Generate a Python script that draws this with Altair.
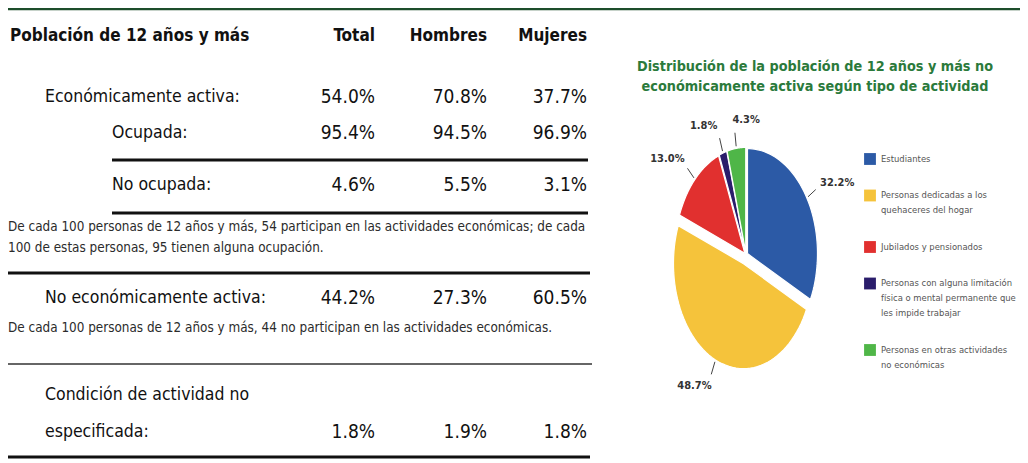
import altair as alt
import pandas as pd

# ---------------- data ----------------
encabezado = "Población de 12 años y más"
columnas = ["Total", "Hombres", "Mujeres"]
filas = [
    "Económicamente activa:",
    "Ocupada:",
    "No ocupada:",
    "No económicamente activa:",
    "Condición de actividad no\nespecificada:",
]
total = [54.0, 95.4, 4.6, 44.2, 1.8]
hombres = [70.8, 94.5, 5.5, 27.3, 1.9]
mujeres = [37.7, 96.9, 3.1, 60.5, 1.8]
nota_activa = [
    "De cada 100 personas de 12 años y más, 54 participan en las actividades económicas; de cada",
    "100 de estas personas, 95 tienen alguna ocupación.",
]
nota_no_activa = [
    "De cada 100 personas de 12 años y más, 44 no participan en las actividades económicas.",
]

titulo_pie = [
    "Distribución de la población de 12 años y más no",
    "económicamente activa según tipo de actividad",
]
tipos = [
    "Estudiantes",
    "Personas dedicadas a los\nquehaceres del hogar",
    "Jubilados y pensionados",
    "Personas con alguna limitación\nfísica o mental permanente que\nles impide trabajar",
    "Personas en otras actividades\nno económicas",
]
porcentajes = [32.2, 48.7, 13.0, 1.8, 4.3]

# ---------------- styles / layout ----------------
colores = ["#2c5aa6", "#f5c33b", "#e1302f", "#2a1d6b", "#4fb648"]
FUENTE = "DejaVu Sans Condensed, Liberation Sans Narrow, sans-serif"
M = 8  # page margin


def X(v):
    return max(v - M, 0)


def Y(v):
    return v - M


uno = pd.DataFrame({"k": [0]})
capas = []


def texto(t, x, y, size, align="left", weight="normal", color="#111", baseline="middle"):
    return alt.Chart(pd.DataFrame({"t": [t]})).mark_text(
        align=align, baseline=baseline, font=FUENTE, fontSize=size,
        fontWeight=weight, color=color,
    ).encode(x=alt.value(X(x)), y=alt.value(Y(y)), text="t:N")


def regla(x1, x2, y, w, color):
    return alt.Chart(uno).mark_rule(color=color, strokeWidth=w).encode(
        x=alt.value(X(x1)), x2=alt.value(X(x2)), y=alt.value(Y(y))
    )


# top green band
capas.append(alt.Chart(uno).mark_rule(color="#1d4d2b", strokeWidth=3.5).encode(
    x=alt.value(0), x2=alt.value(1012), y=alt.value(0.5)))

# ---------------- table ----------------
col_x = [375, 487, 587]
fila_y = [97, 133, 185, 298, 432]
fila_x = [45, 112, 112, 45, 45]
TAM_LAB = 17.5
TAM_VAL = 19
TAM_ENC = 17

capas.append(texto(encabezado, 10, 36, TAM_ENC, weight="bold"))
for c, cx in zip(columnas, col_x):
    capas.append(texto(c, cx, 36, TAM_ENC, align="right", weight="bold"))

valores = list(zip(total, hombres, mujeres))
for i, etiqueta in enumerate(filas):
    lineas = etiqueta.split("\n")
    n = len(lineas)
    for j, ln in enumerate(lineas):
        capas.append(texto(ln, fila_x[i], fila_y[i] - (n - 1 - j) * 37, TAM_LAB))
    for v, cx in zip(valores[i], col_x):
        capas.append(texto(f"{v:.1f}%", cx, fila_y[i], TAM_VAL, align="right"))

for j, ln in enumerate(nota_activa):
    capas.append(texto(ln, 2, 227 + 21 * j, 13.4, color="#2b2b2b"))
for j, ln in enumerate(nota_no_activa):
    capas.append(texto(ln, 2, 328 + 21 * j, 13.4, color="#2b2b2b"))

capas += [
    regla(112, 588, 160, 3, "#111"),
    regla(112, 588, 213, 3, "#111"),
    regla(0, 590, 273, 3, "#111"),
    regla(0, 592, 364, 2, "#666"),
    regla(0, 590, 457, 3, "#111"),
]

# ---------------- pie title ----------------
for j, ln in enumerate(titulo_pie):
    capas.append(texto(ln, 815, 67 + 20 * j, 14.3, align="center", weight="bold", color="#2b7a3b"))

# ---------------- pie (elliptical, exploded) ----------------
CX, CY, RA, RB = 746, 255, 70, 105
xs = alt.Scale(domain=[-1, 1], range=[CX - RA - M, CX + RA - M], nice=False, zero=False)
ys = alt.Scale(domain=[-1, 1], range=[CY + RB - M, CY - RB - M], nice=False, zero=False)
cs = alt.Scale(domain=tipos, range=colores)

pie_df = pd.DataFrame({"tipo": tipos, "pct": porcentajes, "orden": list(range(len(tipos)))})

base = alt.Chart(pie_df).transform_joinaggregate(
    suma="sum(pct)", maximo="max(pct)"
).transform_window(
    acum="sum(pct)", sort=[alt.SortField("orden")], frame=[None, 0]
).transform_calculate(
    a0="2*PI*(datum.acum - datum.pct)/datum.suma",
    a1="2*PI*datum.acum/datum.suma",
).transform_calculate(
    am="(datum.a0 + datum.a1)/2",
    sep="datum.pct == datum.maximo ? 0.09 : 0.025",
).transform_calculate(
    ox="datum.sep*sin(datum.am)",
    oy="datum.sep*cos(datum.am)",
)

N = 60
rebanadas = base.transform_calculate(
    paso=f"sequence(-1, {N + 2})"
).transform_flatten(["paso"]).transform_calculate(
    t=f"datum.a0 + (datum.a1 - datum.a0)*min(max(datum.paso, 0), {N})/{N}",
    rr=f"(datum.paso < 0 || datum.paso > {N}) ? 0 : 1",
).transform_calculate(
    px="datum.ox + datum.rr*sin(datum.t)",
    py="datum.oy + datum.rr*cos(datum.t)",
).mark_line(filled=True, stroke="white", strokeWidth=1.2, strokeJoin="round").encode(
    x=alt.X("px:Q", scale=xs, axis=None),
    y=alt.Y("py:Q", scale=ys, axis=None),
    color=alt.Color("tipo:N", scale=cs, legend=None),
    order=alt.Order("paso:Q"),
)

guias = base.transform_calculate(
    gx1="datum.ox + 1.02*sin(datum.am)",
    gy1="datum.oy + 1.02*cos(datum.am)",
    gx2="datum.ox + 1.15*sin(datum.am)",
    gy2="datum.oy + 1.15*cos(datum.am)",
).mark_rule(color="#444", strokeWidth=1).encode(
    x=alt.X("gx1:Q", scale=xs, axis=None),
    y=alt.Y("gy1:Q", scale=ys, axis=None),
    x2="gx2:Q",
    y2="gy2:Q",
)

etiquetas = base.transform_calculate(
    lado="sin(datum.am) > -0.2 ? 1 : -1",
).transform_calculate(
    lx="datum.ox + 1.3*sin(datum.am) + 0.18*datum.lado",
    ly="datum.oy + 1.27*cos(datum.am)",
    txt="format(datum.pct, '.1f') + '%'",
).mark_text(font=FUENTE, fontSize=11, fontWeight="bold", color="#333").encode(
    x=alt.X("lx:Q", scale=xs, axis=None),
    y=alt.Y("ly:Q", scale=ys, axis=None),
    text="txt:N",
)

capas += [rebanadas, guias, etiquetas]

# ---------------- legend ----------------
LY0, LH, GAP = 159 - M, 15, 21.5
ley = alt.Chart(pie_df).transform_calculate(
    nl="length(split(datum.tipo, '\\n'))"
).transform_window(
    acl="sum(nl)", idx="row_number()", sort=[alt.SortField("orden")], frame=[None, 0]
).transform_calculate(
    ly=f"{LY0} + {LH}*(datum.acl - datum.nl) + {GAP}*(datum.idx - 1)"
).transform_calculate(
    lyt="datum.ly - 4.5"
)

cuadros = ley.mark_square(size=140, opacity=1).encode(
    x=alt.value(870 - M),
    y=alt.Y("ly:Q", scale=None, axis=None),
    color=alt.Color("tipo:N", scale=cs, legend=None),
)
textos_ley = ley.mark_text(
    align="left", baseline="top", lineBreak="\n", lineHeight=LH,
    font=FUENTE, fontSize=9.4, color="#555",
).encode(
    x=alt.value(881 - M),
    y=alt.Y("lyt:Q", scale=None, axis=None),
    text="tipo:N",
)
capas += [cuadros, textos_ley]

chart = alt.layer(*capas).properties(
    width=1012, height=455, padding=0,
    autosize=alt.AutoSizeParams(type="none"),
    background="white",
).configure_view(stroke=None)

chart.save("out.html", embed_options={"renderer": "svg", "actions": False})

- - -

▶ [Task goal]: Quote, please, every line of the material above from its start through the line that has "import pandas as pd", reproducing the words exactly and dropping any images.

▶ [Full response]:
Generate a Python script that draws this with Altair.
import altair as alt
import pandas as pd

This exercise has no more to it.